Epic music moments that brought Canadians together

Singing together is a bonding experience — and it makes you feel good too!

Even if you can’t carry a tune in a bucket, science says you should still pipe up when people around you start singing. It’s not just for fun—the more you sing with others, the faster you bond with them, and the happier you feel. (So, chances are, even if you sound like nails on a chalkboard, your fellow crooners will be in too good of a mood to care!)

LIVELab in Hamilton, featured in I got Rhythm: The Science of Song is dedicated to studying just why that is. The lab is a research-based performance space where scientists study “music, sound, and movement and their importance in human development and human health.” Researchers there are fascinated by the community experience of music and how it relates to commonly seen behaviours the world over.

SCENE FROM THE FILM: Music brings people together, research at LiveLab in Hamilton

Groups like Toronto’s Choir! Choir! Choir! can attest to the surge in popularity in the feel-good activity. The collective went from a once to twice-weekly drop in event and the organizers “have seen their numbers swell” in the past few years. Though they started small, some 1,500 people showed up to sing “Hallelujah” with Rufus Wainwright during Toronto’s Luminato Festival, and the group has performed with Patti Smith at the Art Gallery of Ontario and with Tegan and Sara at the Juno Awards.

Whether you’re a gifted soprano, or someone who’d rather just hum a few bars, here are some very Canadian moments where the urge to sing took over, then brought people together. And maybe next time you hear a group gearing up to carol or chant, you’ll join in the chorus, too.

The Tragically Hip Concert

Few moments were more emotional on a national scale than the Tragically Hip’s final concert in the summer of 2016 following singer Gord Downie’s diagnosis with terminal brain cancer. Broadcast live by CBC to over 11-million people, the concert allowed almost a third of the country to share in a cathartic musical goodbye with one of Canada’s most beloved groups. Those who couldn’t be in Kingston, where the show took place, gathered all over the country to experience, and sing along, in the company of others. 

Canadians Sing Star Spangled Banner at Leaf’s Game

Sure, we’re a patriotic bunch, but Canadians are always willing to pitch in when our neighbour needs a hand. To wit, when the speaker system cut out in the middle of the “Star Spangled Banner” during a 2014 Toronto Maple Leaf’s game, Canucks chimed in and finished the job together. The home crowd of the Nashville Predators later returned the favour by singing “O Canada”—no microphone malfunction needed.

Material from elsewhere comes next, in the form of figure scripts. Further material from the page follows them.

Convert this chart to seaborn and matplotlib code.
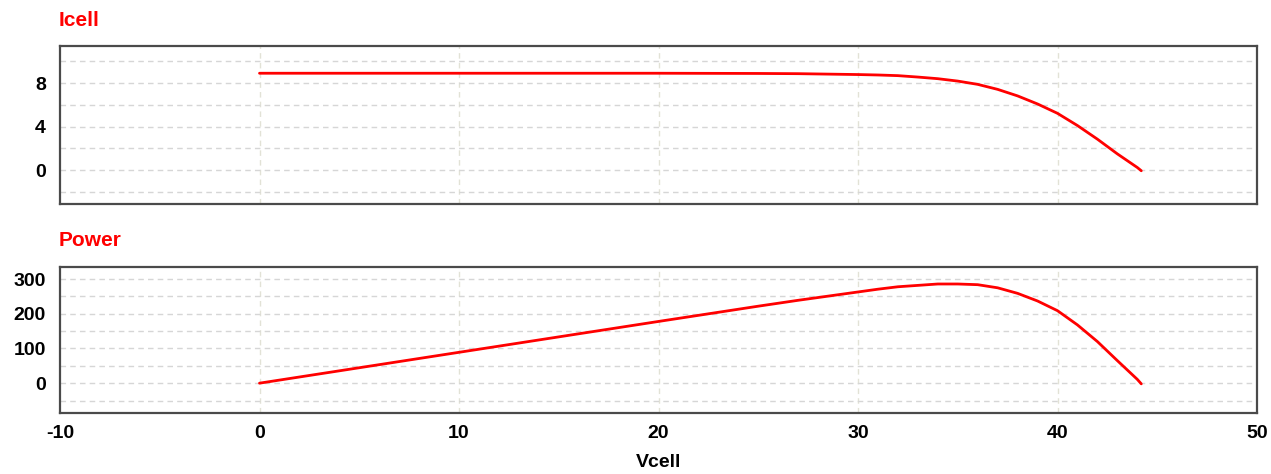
import matplotlib
matplotlib.use("Agg")
import matplotlib.pyplot as plt
import seaborn as sns
import pandas as pd
from matplotlib.ticker import MultipleLocator, FixedLocator

# Data
vcell = [0, 5, 10, 15, 20, 25, 27, 30, 31, 32, 33, 34, 35, 36, 37, 38, 39, 40, 41, 42, 43, 44, 44.2]
icell = [8.9, 8.9, 8.9, 8.9, 8.9, 8.88, 8.86, 8.78, 8.74, 8.68, 8.55, 8.4, 8.18, 7.88, 7.42, 6.82,
         6.08, 5.22, 4.1, 2.85, 1.5, 0.25, -0.05]
power = [0, 44.5, 89, 133.5, 178, 222, 239, 263, 271, 278, 282, 286, 286, 284, 275, 259,
         237, 209, 168, 120, 65, 11, -2]

x_ticks = [-10, 0, 10, 20, 30, 40, 50]
i_ticks = [0, 4, 8]
p_ticks = [0, 100, 200, 300]

df = pd.DataFrame({"Vcell": vcell, "Icell": icell, "Power": power})

sns.set_style("white")
plt.rcParams["font.family"] = ["Liberation Sans", "DejaVu Sans"]
plt.rcParams["axes.unicode_minus"] = False

fig = plt.figure(figsize=(12.71, 4.74), dpi=100)
ax1 = fig.add_axes([60 / 1271, 1 - 204 / 474, 1197 / 1271, 158 / 474])
ax2 = fig.add_axes([60 / 1271, 1 - 413 / 474, 1197 / 1271, 146 / 474])

red = "#ff0000"
sns.lineplot(data=df, x="Vcell", y="Icell", ax=ax1, color=red, linewidth=2.0, sort=False)
sns.lineplot(data=df, x="Vcell", y="Power", ax=ax2, color=red, linewidth=2.0, sort=False)

def style(ax, ylim, yticks, minor):
    ax.set_xlim(-10, 50)
    ax.set_ylim(*ylim)
    ax.xaxis.set_major_locator(FixedLocator(x_ticks))
    ax.yaxis.set_major_locator(FixedLocator(yticks))
    ax.yaxis.set_minor_locator(MultipleLocator(minor))
    ax.tick_params(axis="both", which="both", length=0, labelcolor="black")
    ax.tick_params(axis="y", pad=10)
    ax.tick_params(axis="x", pad=9)
    for lab in ax.get_xticklabels() + ax.get_yticklabels():
        lab.set_fontweight("bold")
        lab.set_fontsize(14)
    ax.grid(False)
    ax.yaxis.grid(True, which="both", linestyle=(0, (4, 3)), color="#d6d6d6", linewidth=1.0)
    for xv in [0, 10, 20, 30, 40]:
        ax.axvline(xv, linestyle=(0, (4, 3)), color="#e2e2d6", linewidth=1.0, zorder=0)
    for s in ax.spines.values():
        s.set_color("#4a4a4a")
        s.set_linewidth(1.6)
    ax.set_ylabel("")

style(ax1, (-3.1, 11.4), i_ticks, 2)
style(ax2, (-86, 335), p_ticks, 50)

ax1.set_xlabel("")
ax1.tick_params(axis="x", labelbottom=False)
ax2.set_xlabel("Vcell", fontsize=14, fontweight="bold", labelpad=8, color="black")

fig.text(59 / 1271, 1 - 20 / 474, "Icell", color=red, fontsize=15, fontweight="bold", va="center", ha="left")
fig.text(59 / 1271, 1 - 241 / 474, "Power", color=red, fontsize=15, fontweight="bold", va="center", ha="left")

fig.savefig("out.png", dpi=100, facecolor="white")
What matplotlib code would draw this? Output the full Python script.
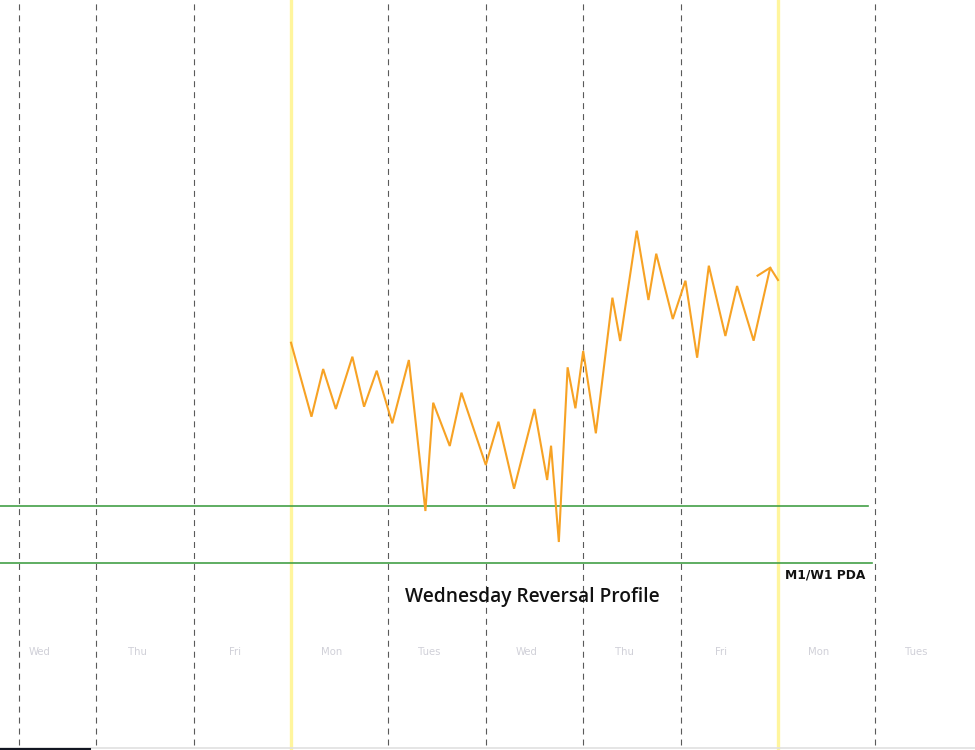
import matplotlib
matplotlib.use("Agg")
import matplotlib.pyplot as plt

# price path, x in days from the first Monday open
px = [0.0, 0.21, 0.33, 0.46, 0.63, 0.75, 0.88, 1.04, 1.21, 1.38, 1.46, 1.63, 1.75,
      2.0, 2.13, 2.29, 2.50, 2.63, 2.67, 2.75, 2.84, 2.92, 3.0, 3.13, 3.30, 3.38,
      3.55, 3.67, 3.75, 3.92, 4.05, 4.17, 4.29, 4.46, 4.58, 4.75, 4.92, 5.0]
py = [122.03, 114.63, 119.4, 115.4, 120.63, 115.63, 119.23, 113.97, 120.3, 105.2,
      116.03, 111.7, 117.03, 109.8, 114.13, 107.43, 115.4, 108.3, 111.73, 102.1,
      119.57, 115.47, 121.2, 112.97, 126.53, 122.2, 133.23, 126.3, 130.93, 124.4,
      128.23, 120.53, 129.73, 122.7, 127.7, 122.23, 129.53, 128.3]
tick_x = [4.79, 4.92]
tick_y = [128.73, 129.53]

pda_levels = [105.7, 100.0]
pda_ends = [5.92, 5.965]

day_names = ["Wed", "Thu", "Fri", "Mon", "Tues", "Wed", "Thu", "Fri", "Mon", "Tues"]
day_starts = [-3, -2, -1, 0, 1, 2, 3, 4, 5, 6]
dashed_x = [-2.79, -2, -1, 1, 2, 3, 4, 6]
week_x = [0, 5]

plt.rcParams["lines.scale_dashes"] = False
fig = plt.figure(figsize=(9.75, 7.5), dpi=100)
ax = fig.add_axes([0, 0, 1, 1])
ax.set_xlim(-2.988, 7.023)
ax.set_ylim(81.3, 156.3)
ax.axis("off")

for x in dashed_x:
    ax.axvline(x, ymin=0.007, ymax=1, color="#5a5a5a", lw=0.8, dashes=(4.3, 3.6), zorder=1)
for x in week_x:
    ax.axvline(x, ymin=0.003, ymax=1, color="#fff59d", lw=2.4, zorder=1)

for lvl, xe in zip(pda_levels, pda_ends):
    ax.plot([-2.988, xe], [lvl, lvl], color="#43a047", lw=1.2, zorder=2)

ax.plot(px, py, color="#f7a224", lw=1.5, zorder=3, solid_joinstyle="miter")
ax.plot(tick_x, tick_y, color="#f7a224", lw=1.5, zorder=3)

ax.text(5.9, 98.85, "M1/W1 PDA", ha="right", va="center", fontsize=8.8,
        fontweight="bold", color="#111111")
ax.text(2.48, 96.6, "Wednesday Reversal Profile", ha="center", va="center",
        fontsize=13.8, fontfamily="Open Sans", fontweight="semibold", color="#111111")

for d, name in zip(day_starts, day_names):
    ax.text(d + 0.42, 91.1, name, ha="center", va="center", fontsize=7.3,
            color="#d0d0d8")

# bottom border and scroll marker
ax.axhline(81.5, color="#e0e0e0", lw=1.2)
ax.plot([-2.988, -2.07], [81.45, 81.45], color="#131722", lw=2.2)

fig.savefig("out.png", dpi=100)
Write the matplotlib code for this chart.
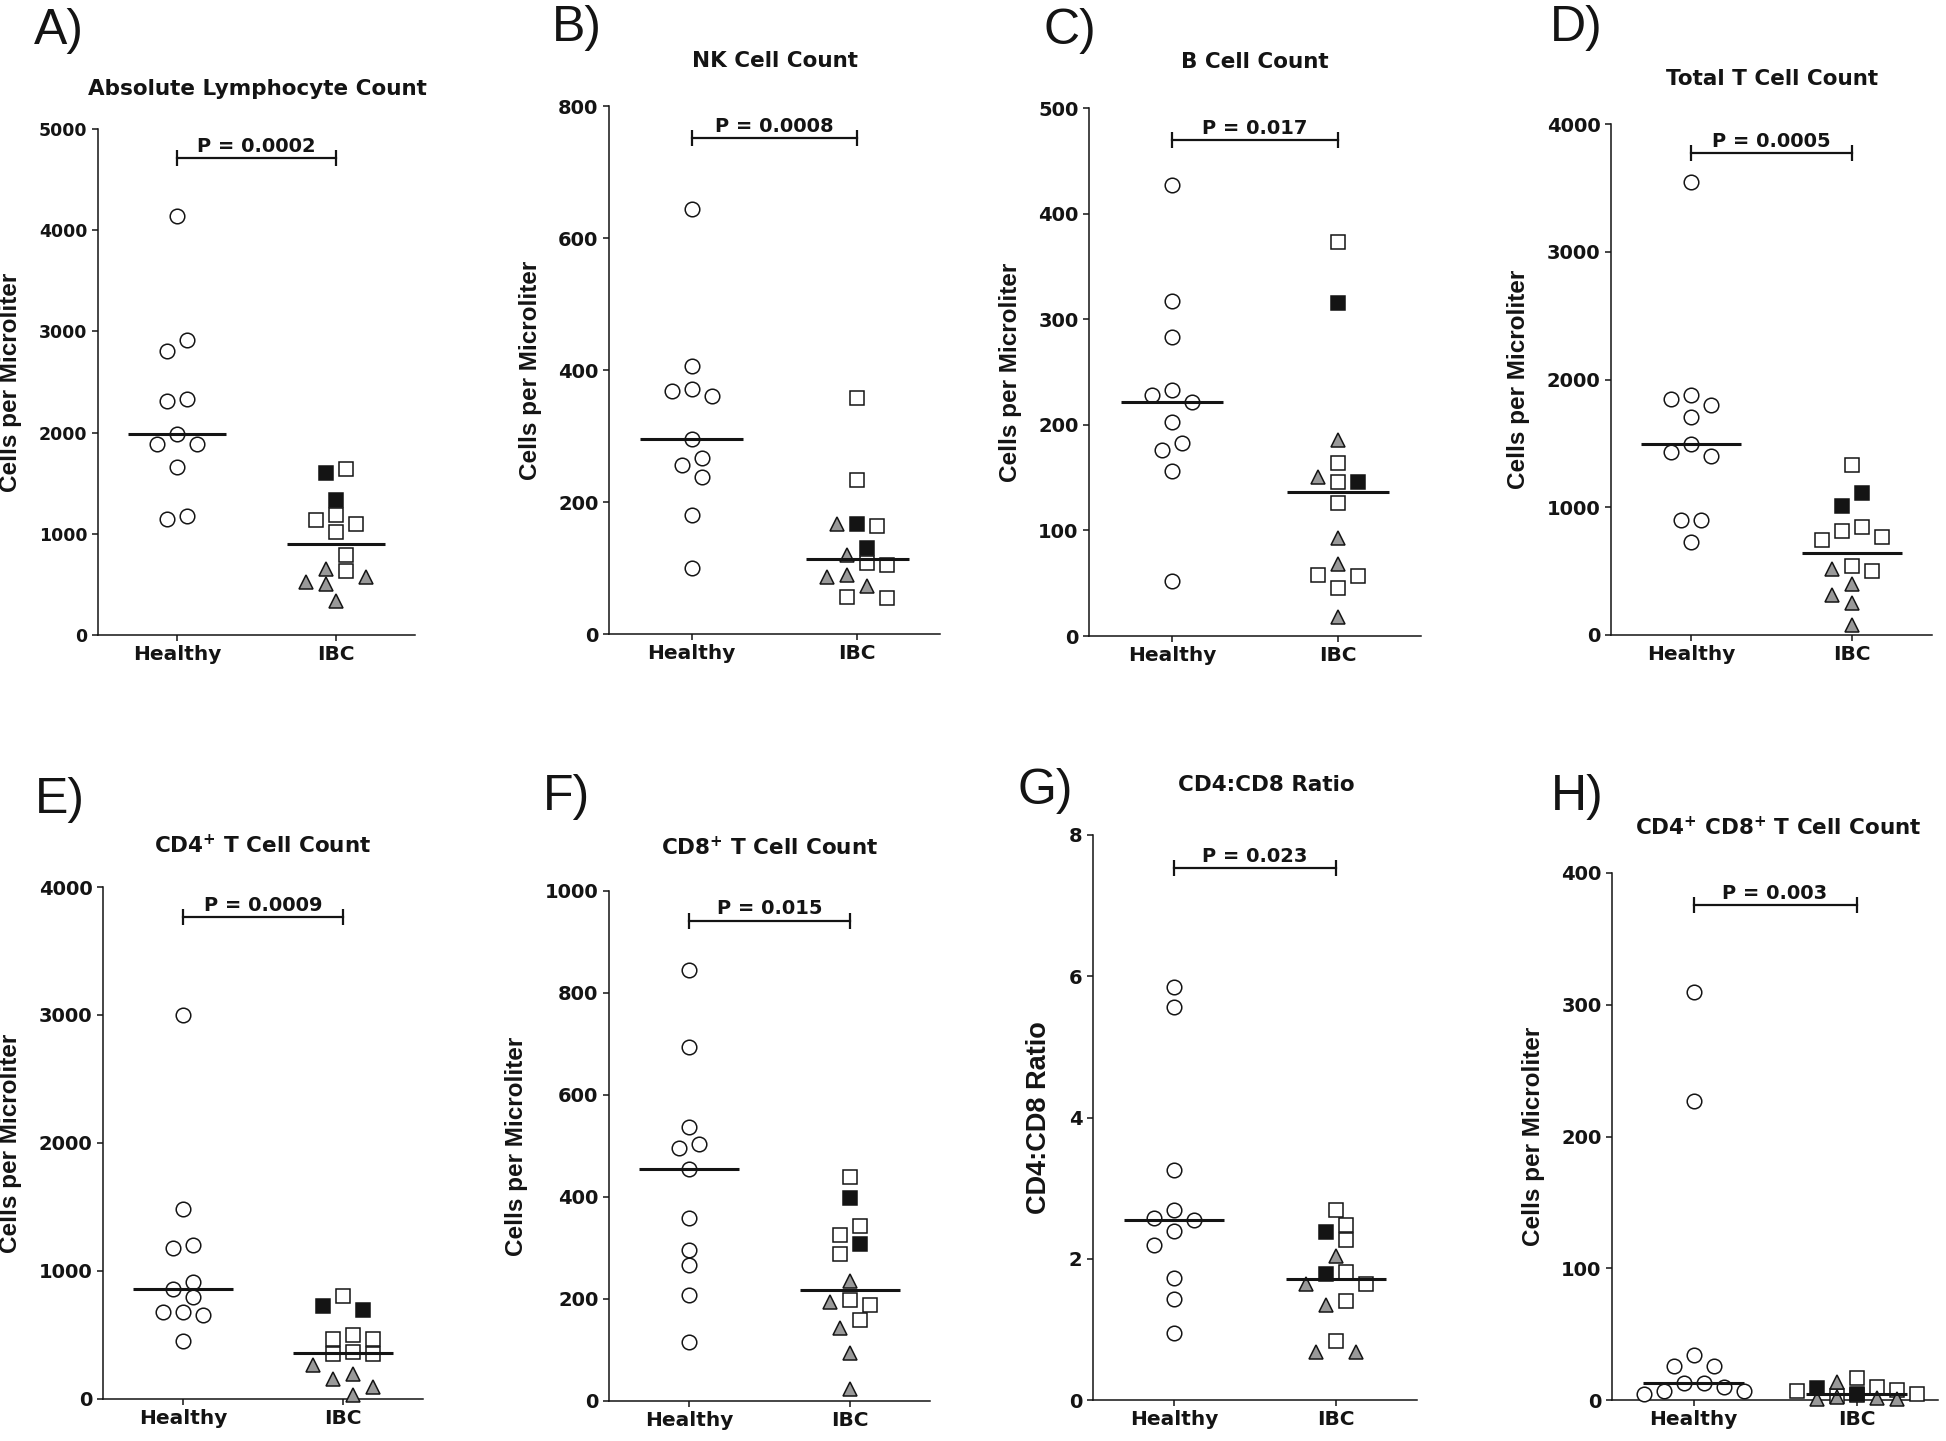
import numpy as np
import matplotlib
matplotlib.use('Agg')
import matplotlib.pyplot as plt

# Prism style scatter: Healthy donors (circles) vs IBC patients (open / filled squares, grey triangles)
groups = ['Healthy', 'IBC']

a_healthy = [4144, 2804, 2911, 2333, 2312, 1986, 1884, 1884, 1661, 1147, 1177]
a_open = [1640, 1186, 1092, 1134, 1015, 792, 634]
a_filled = [1605, 1336]
a_tri = [650, 578, 500, 527, 334]

b_healthy = [644, 406, 371, 361, 368, 296, 267, 256, 238, 181, 100]
b_open = [358, 233, 164, 107, 104, 55, 56]
b_filled = [166, 130]
b_tri = [166, 120, 89, 86, 73]

c_healthy = [427, 317, 283, 233, 228, 222, 203, 183, 176, 156, 52]
c_open = [373, 164, 146, 126, 57, 58, 45]
c_filled = [315, 146]
c_tri = [186, 151, 93, 68, 18]

d_healthy = [3548, 1878, 1800, 1851, 1705, 1494, 1399, 1433, 900, 900, 730]
d_open = [1331, 842, 764, 747, 815, 499, 543]
d_filled = [1114, 1012]
d_tri = [520, 401, 316, 248, 78]

e_healthy = [2997, 1485, 1205, 1181, 915, 863, 797, 681, 653, 681, 454]
e_open = [803, 472, 472, 500, 367, 349, 349]
e_filled = [727, 699]
e_tri = [262, 157, 199, 94, 35]

f_healthy = [846, 694, 538, 503, 497, 455, 358, 297, 267, 207, 115]
f_open = [440, 343, 325, 289, 199, 188, 159]
f_filled = [398, 308]
f_tri = [236, 195, 144, 94, 24]

g_healthy = [5.85, 5.57, 3.26, 2.69, 2.57, 2.55, 2.39, 2.20, 1.73, 1.43, 0.95]
g_open = [2.69, 2.48, 2.26, 1.81, 1.64, 1.40, 0.84]
g_filled = [2.38, 1.78]
g_tri = [2.04, 1.64, 1.35, 0.68, 0.68]

h_healthy = [310, 227, 34, 26, 26, 13, 13, 9.5, 7, 7, 4.4]
h_open = [16.4, 9.6, 7.8, 7.0, 4.6, 3.6, 3.0]
h_filled = [8.8, 4.8]
h_tri = [13.9, 2.0, 1.3, 0.5, 0.5]

cells = 'Cells per Microliter'
panels = [
    dict(letter='A)', title='Absolute Lymphocyte Count', ylabel=cells, ymax=5000, step=1000,
         p='P = 0.0002', bracket=4717, data=(a_healthy, a_open, a_filled, a_tri)),
    dict(letter='B)', title='NK Cell Count', ylabel=cells, ymax=800, step=200,
         p='P = 0.0008', bracket=752, data=(b_healthy, b_open, b_filled, b_tri)),
    dict(letter='C)', title='B Cell Count', ylabel=cells, ymax=500, step=100,
         p='P = 0.017', bracket=470, data=(c_healthy, c_open, c_filled, c_tri)),
    dict(letter='D)', title='Total T Cell Count', ylabel=cells, ymax=4000, step=1000,
         p='P = 0.0005', bracket=3776, data=(d_healthy, d_open, d_filled, d_tri)),
    dict(letter='E)', title=r'CD4$^{\mathbf{+}}$ T Cell Count', ylabel=cells, ymax=4000, step=1000,
         p='P = 0.0009', bracket=3766, data=(e_healthy, e_open, e_filled, e_tri)),
    dict(letter='F)', title=r'CD8$^{\mathbf{+}}$ T Cell Count', ylabel=cells, ymax=1000, step=200,
         p='P = 0.015', bracket=942, data=(f_healthy, f_open, f_filled, f_tri)),
    dict(letter='G)', title='CD4:CD8 Ratio', ylabel='CD4:CD8 Ratio', ymax=8, step=2,
         p='P = 0.023', bracket=7.53, data=(g_healthy, g_open, g_filled, g_tri)),
    dict(letter='H)', title=r'CD4$^{\mathbf{+}}$ CD8$^{\mathbf{+}}$ T Cell Count', ylabel=cells, ymax=400, step=100,
         p='P = 0.003', bracket=376, data=(h_healthy, h_open, h_filled, h_tri)),
]

# layout in pixels of the 1946x1441 canvas: axes box (x0, x1, top, bottom), letter (x, baseline), title (x, y)
boxes = [(98, 415, 129, 635), (609, 940, 106, 634), (1089, 1421, 108, 636), (1611, 1932, 124, 635),
         (103, 423, 887, 1399), (609, 930, 891, 1401), (1093, 1417, 835, 1400), (1612, 1938, 873, 1400)]
letters_at = [(34, 44), (552, 41), (1043, 44), (1550, 41),
              (35, 813), (543, 810), (1018, 804), (1551, 810)]
titles_at = [(257, 89), (775, 61), (1255, 62), (1772, 79),
             (263, 845), (770, 847), (1266, 785), (1778, 827)]
ytick_size = [12.5, 14, 14, 14, 14, 14, 14, 14]
ylabel_size = [17.5, 17.5, 17.5, 17.5, 17.5, 17.5, 19.5, 17.5]

W, H = 1946, 1441
INK = '#141414'
BOLD = dict(family='DejaVu Sans', weight='bold')
ARIAL = ['Liberation Sans', 'DejaVu Sans']


def swarm(ax, xc, vals, slot=10.0, diam=14.5, kmax=6):
    # place points on a half-marker grid so that they do not overlap (like Prism does)
    vals = np.asarray(vals, dtype=float)
    n = len(vals)
    ys = ax.transData.transform(np.column_stack([np.full(n, xc), vals]))[:, 1]
    k = np.zeros(n)
    placed = []
    cands = [0] + [s * i for i in range(1, kmax + 1) for s in (-1, 1)]
    for i in np.argsort(-vals, kind='stable'):
        best, best_hits = 0, None
        for c in cands:
            hits = sum(1 for j in placed if abs(ys[i] - ys[j]) < diam and abs(c - k[j]) < 2)
            if hits == 0:
                best = c
                break
            if best_hits is None or hits < best_hits:
                best, best_hits = c, hits
        k[i] = best
        placed.append(i)
    # recentre every cluster of touching points
    seen = np.zeros(n, dtype=bool)
    for i in range(n):
        if seen[i]:
            continue
        stack, comp = [i], []
        seen[i] = True
        while stack:
            a = stack.pop()
            comp.append(a)
            for b in range(n):
                if not seen[b] and abs(ys[a] - ys[b]) < diam:
                    seen[b] = True
                    stack.append(b)
        comp = np.array(comp)
        k[comp] -= (k[comp].min() + k[comp].max()) / 2
    px_per_unit = ax.transData.transform([(1, 0)])[0, 0] - ax.transData.transform([(0, 0)])[0, 0]
    return xc + k * slot / px_per_unit


fig = plt.figure(figsize=(W / 100, H / 100), dpi=100)

for i, p in enumerate(panels):
    x0, x1, top, bot = boxes[i]
    ax = fig.add_axes([x0 / W, 1 - bot / H, (x1 - x0) / W, (bot - top) / H])
    ax.set_xlim(-0.5, 1.5)
    ax.set_ylim(0, p['ymax'])
    ax.set_yticks(np.arange(0, p['ymax'] + p['step'] / 2, p['step']))
    ax.set_xticks([0, 1])
    ax.set_xticklabels(groups)
    for s in ['top', 'right']:
        ax.spines[s].set_visible(False)
    for s in ['left', 'bottom']:
        ax.spines[s].set_linewidth(1.1)
        ax.spines[s].set_color(INK)
    ax.tick_params(axis='both', direction='out', length=4, width=1.1, color=INK, labelcolor=INK)
    for lab in ax.get_yticklabels():
        lab.set_fontsize(ytick_size[i])
        lab.set_fontweight('bold')
    for lab in ax.get_xticklabels():
        lab.set_fontsize(14.5)
        lab.set_fontweight('bold')
    ax.set_ylabel(p['ylabel'], fontsize=ylabel_size[i], fontweight='bold', family=ARIAL,
                  color=INK, labelpad=12)

    healthy, ibc_open, ibc_filled, ibc_tri = p['data']
    ibc = list(ibc_open) + list(ibc_filled) + list(ibc_tri)
    xs_h = swarm(ax, 0, healthy)
    xs_i = swarm(ax, 1, ibc)
    n1, n2 = len(ibc_open), len(ibc_open) + len(ibc_filled)

    common = dict(ls='none', mec=INK, mew=1.1, clip_on=False, zorder=3)
    ax.plot(xs_h, healthy, marker='o', ms=10.5, mfc='white', **common)
    ax.plot(xs_i[:n1], ibc_open, marker='s', ms=9.6, mfc='white', **common)
    ax.plot(xs_i[n1:n2], ibc_filled, marker='s', ms=9.6, mfc=INK, **common)
    ax.plot(xs_i[n2:], ibc_tri, marker='^', ms=10.5, mfc='#999999', **common)

    # median lines
    for xc, vals in [(0, healthy), (1, ibc)]:
        ax.hlines(np.median(vals), xc - 0.31, xc + 0.31, color=INK, lw=2.2, zorder=4)

    # significance bracket
    ax.plot([0, 1], [p['bracket']] * 2, color=INK, lw=1.6, marker='|', ms=11, mew=1.6, clip_on=False)
    ax.annotate(p['p'], xy=(0.5, p['bracket']), xytext=(0, 1.5), textcoords='offset points',
                ha='center', va='bottom', fontsize=14, color=INK, **BOLD)

    lx, ly = letters_at[i]
    fig.text(lx / W, 1 - ly / H, p['letter'], fontsize=36, family=ARIAL, color=INK, va='baseline')
    tx, ty = titles_at[i]
    fig.text(tx / W, 1 - ty / H, p['title'], fontsize=15.5, ha='center', va='center', color=INK, **BOLD)

fig.savefig('out.png', dpi=100)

Commander Chris Hadfield Leads a Singalong From Space

Singing around a campfire is certainly a nice way to spend an evening, but leading an international singalong from the International Space Station takes it to a whole other level. Canadian astronaut and moustache enthusiast Chris Hadfield led students and participating musicians from around the world in a rendition of his original tune “ISS—Is Somebody Singing?” while hanging in zero-gravity. The out-of-this-world event was in honour of Music Monday, which promotes the benefits of music education for students.

Tears are Not Enough

In the grand tradition of charity singles like “We Are the World,” and “Do They Know It’s Christmas?” a Canadian supergroup banded together to record “Tears Are Not Enough” to raise awareness of the Ethiopian famine. The 1985 single featured artists like Neil Young, Joni Mitchell, the Guess Who, Anne Murray and Bryan Adams, who co-wrote the tune. While the charity song trend eventually died down (even being parodied on 30 Rock) this particular endeavour resulted in a 90-minute documentary and $3.2 million in donations for relief projects in Africa.